Give the listing again character for character, but drop the images.
— Begin Provided data —
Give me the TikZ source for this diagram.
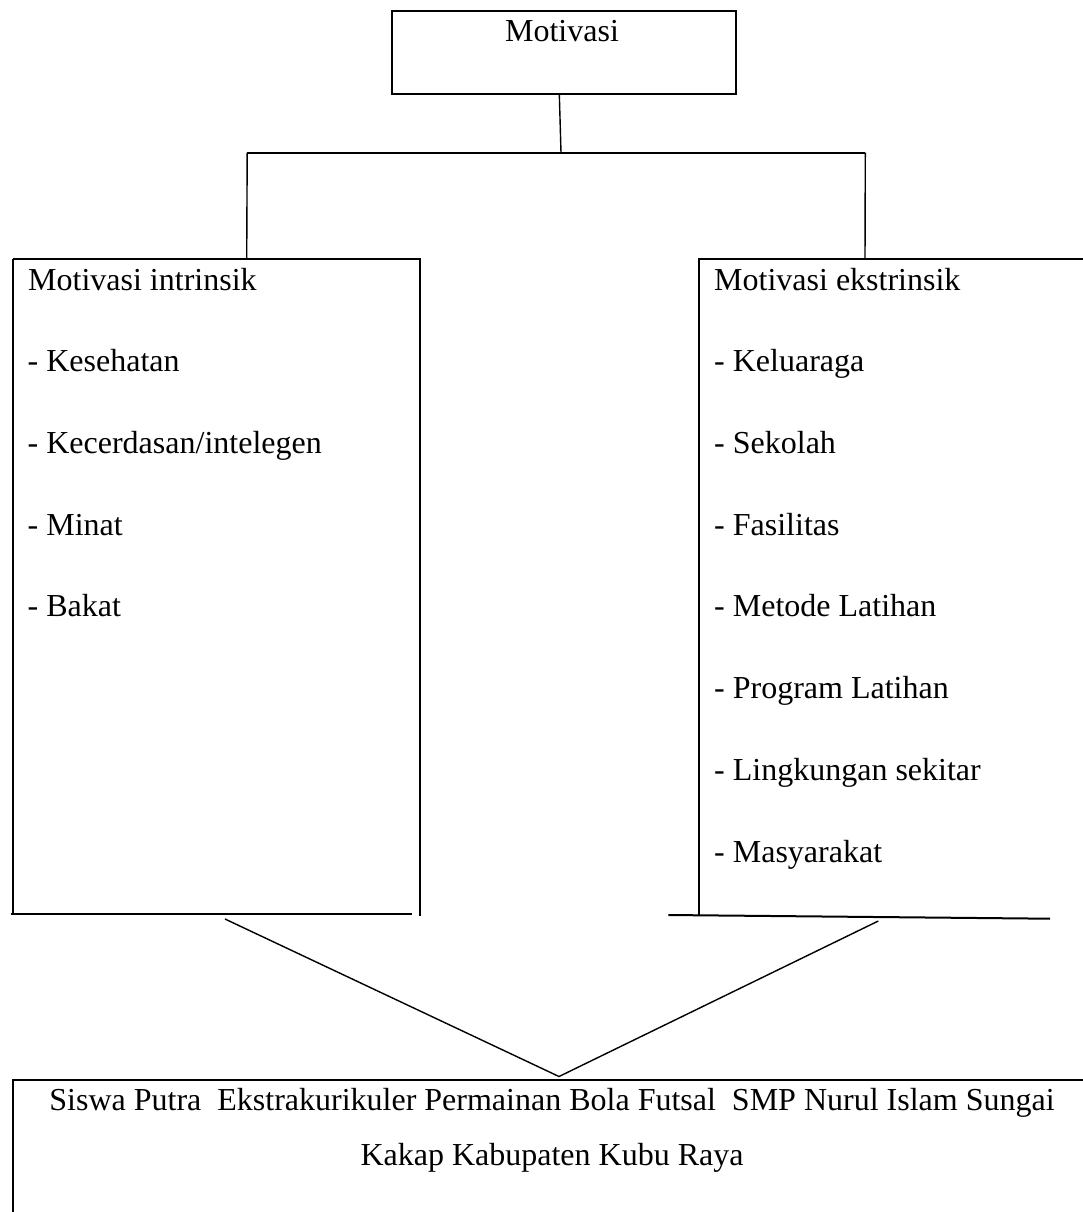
\documentclass[tikz,border=0pt]{standalone}
\usepackage{fontspec}
\setmainfont{Liberation Serif}
\begin{document}
\begin{tikzpicture}[x=1pt,y=-1pt,
  boxline/.style={line width=2pt},
  conn/.style={line width=1.4pt},
  lbl/.style={inner sep=0pt, anchor=base west, font=\fontsize{32}{38}\selectfont},
  clbl/.style={inner sep=0pt, anchor=base, font=\fontsize{32}{38}\selectfont},
  boxnode/.style={draw, line width=2pt, rectangle, inner sep=0pt}]
\useasboundingbox (0,0) rectangle (1083,1212);
\clip (0,0) rectangle (1083,1212);
\fill[white] (0,0) rectangle (1083,1212);

% top box
\node[boxnode, minimum width=344pt, minimum height=82.7pt] (top) at (563.7,52.35) {};
\node[clbl] (toptxt) at (562,41.7) {Motivasi};

% connector tree
\coordinate (t1) at (559.3,93.7);
\coordinate (j)  at (561,152.7);
\coordinate (jl) at (247.2,152.7);
\coordinate (jr) at (865.3,152.7);
\coordinate (lt) at (246.7,259.3);
\coordinate (rt) at (865,259.3);
\draw[conn] (t1) -- (j);
\draw[line width=1.7pt] (jl) -- (jr);
\draw[conn] (jl) -- (lt);
\draw[conn] (jr) -- (rt);

% left box
\coordinate (L1) at (13,259.3);
\coordinate (L2) at (420,259.3);
\coordinate (L3) at (420,915.5);
\coordinate (L4) at (13,914.3);
\coordinate (L5) at (10.7,914.3);
\coordinate (L6) at (411.7,914.3);
\draw[boxline] (L1) -- (L2) -- (L3);
\draw[boxline] (L1) -- (L4);
\draw[boxline] (L5) -- (L6);

\node[lbl] (li0) at (28,290)   {Motivasi intrinsik};
\node[lbl] (li1) at (27.5,371.7) {- Kesehatan};
\node[lbl] (li2) at (27.5,453.4) {- Kecerdasan/intelegen};
\node[lbl] (li3) at (27.5,535.1) {- Minat};
\node[lbl] (li4) at (27.5,616.8) {- Bakat};

% right box
\coordinate (R1) at (699,259.3);
\coordinate (R2) at (1090,259.3);
\coordinate (R3) at (699,915);
\coordinate (R4) at (668.3,915);
\coordinate (R5) at (1050,918.7);
\draw[boxline] (R2) -- (R1) -- (R3);
\draw[boxline] (R4) -- (R5);

\node[lbl] (re0) at (714,290)   {Motivasi ekstrinsik};
\node[lbl] (re1) at (714,371.7) {- Keluaraga};
\node[lbl] (re2) at (714,453.4) {- Sekolah};
\node[lbl] (re3) at (714,535.1) {- Fasilitas};
\node[lbl] (re4) at (714,616.8) {- Metode Latihan};
\node[lbl] (re5) at (714,698.5) {- Program Latihan};
\node[lbl] (re6) at (714,780.2) {- Lingkungan sekitar};
\node[lbl] (re7) at (714,862.3) {- Masyarakat};

% diagonals
\coordinate (dl) at (225,919);
\coordinate (dr) at (878.3,921);
\coordinate (apex) at (559,1076.5);
\draw[conn] (dl) -- (apex) -- (dr);

% bottom box
\coordinate (B1) at (12.7,1220);
\coordinate (B2) at (12.7,1080);
\coordinate (B3) at (1090,1080);
\draw[boxline] (B1) -- (B2) -- (B3);

\node[clbl] (bt1) at (552,1110) {Siswa Putra\ \ Ekstrakurikuler Permainan Bola Futsal\ \ SMP Nurul Islam Sungai};
\node[clbl] (bt2) at (552,1165) {Kakap Kabupaten Kubu Raya};
\end{tikzpicture}
\end{document}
— End Provided data —
Task solution:
Give me the TikZ source for this diagram.
\documentclass[tikz,border=0pt]{standalone}
\usepackage{fontspec}
\setmainfont{Liberation Serif}
\begin{document}
\begin{tikzpicture}[x=1pt,y=-1pt,
  boxline/.style={line width=2pt},
  conn/.style={line width=1.4pt},
  lbl/.style={inner sep=0pt, anchor=base west, font=\fontsize{32}{38}\selectfont},
  clbl/.style={inner sep=0pt, anchor=base, font=\fontsize{32}{38}\selectfont},
  boxnode/.style={draw, line width=2pt, rectangle, inner sep=0pt}]
\useasboundingbox (0,0) rectangle (1083,1212);
\clip (0,0) rectangle (1083,1212);
\fill[white] (0,0) rectangle (1083,1212);

% top box
\node[boxnode, minimum width=344pt, minimum height=82.7pt] (top) at (563.7,52.35) {};
\node[clbl] (toptxt) at (562,41.7) {Motivasi};

% connector tree
\coordinate (t1) at (559.3,93.7);
\coordinate (j)  at (561,152.7);
\coordinate (jl) at (247.2,152.7);
\coordinate (jr) at (865.3,152.7);
\coordinate (lt) at (246.7,259.3);
\coordinate (rt) at (865,259.3);
\draw[conn] (t1) -- (j);
\draw[line width=1.7pt] (jl) -- (jr);
\draw[conn] (jl) -- (lt);
\draw[conn] (jr) -- (rt);

% left box
\coordinate (L1) at (13,259.3);
\coordinate (L2) at (420,259.3);
\coordinate (L3) at (420,915.5);
\coordinate (L4) at (13,914.3);
\coordinate (L5) at (10.7,914.3);
\coordinate (L6) at (411.7,914.3);
\draw[boxline] (L1) -- (L2) -- (L3);
\draw[boxline] (L1) -- (L4);
\draw[boxline] (L5) -- (L6);

\node[lbl] (li0) at (28,290)   {Motivasi intrinsik};
\node[lbl] (li1) at (27.5,371.7) {- Kesehatan};
\node[lbl] (li2) at (27.5,453.4) {- Kecerdasan/intelegen};
\node[lbl] (li3) at (27.5,535.1) {- Minat};
\node[lbl] (li4) at (27.5,616.8) {- Bakat};

% right box
\coordinate (R1) at (699,259.3);
\coordinate (R2) at (1090,259.3);
\coordinate (R3) at (699,915);
\coordinate (R4) at (668.3,915);
\coordinate (R5) at (1050,918.7);
\draw[boxline] (R2) -- (R1) -- (R3);
\draw[boxline] (R4) -- (R5);

\node[lbl] (re0) at (714,290)   {Motivasi ekstrinsik};
\node[lbl] (re1) at (714,371.7) {- Keluaraga};
\node[lbl] (re2) at (714,453.4) {- Sekolah};
\node[lbl] (re3) at (714,535.1) {- Fasilitas};
\node[lbl] (re4) at (714,616.8) {- Metode Latihan};
\node[lbl] (re5) at (714,698.5) {- Program Latihan};
\node[lbl] (re6) at (714,780.2) {- Lingkungan sekitar};
\node[lbl] (re7) at (714,862.3) {- Masyarakat};

% diagonals
\coordinate (dl) at (225,919);
\coordinate (dr) at (878.3,921);
\coordinate (apex) at (559,1076.5);
\draw[conn] (dl) -- (apex) -- (dr);

% bottom box
\coordinate (B1) at (12.7,1220);
\coordinate (B2) at (12.7,1080);
\coordinate (B3) at (1090,1080);
\draw[boxline] (B1) -- (B2) -- (B3);

\node[clbl] (bt1) at (552,1110) {Siswa Putra\ \ Ekstrakurikuler Permainan Bola Futsal\ \ SMP Nurul Islam Sungai};
\node[clbl] (bt2) at (552,1165) {Kakap Kabupaten Kubu Raya};
\end{tikzpicture}
\end{document}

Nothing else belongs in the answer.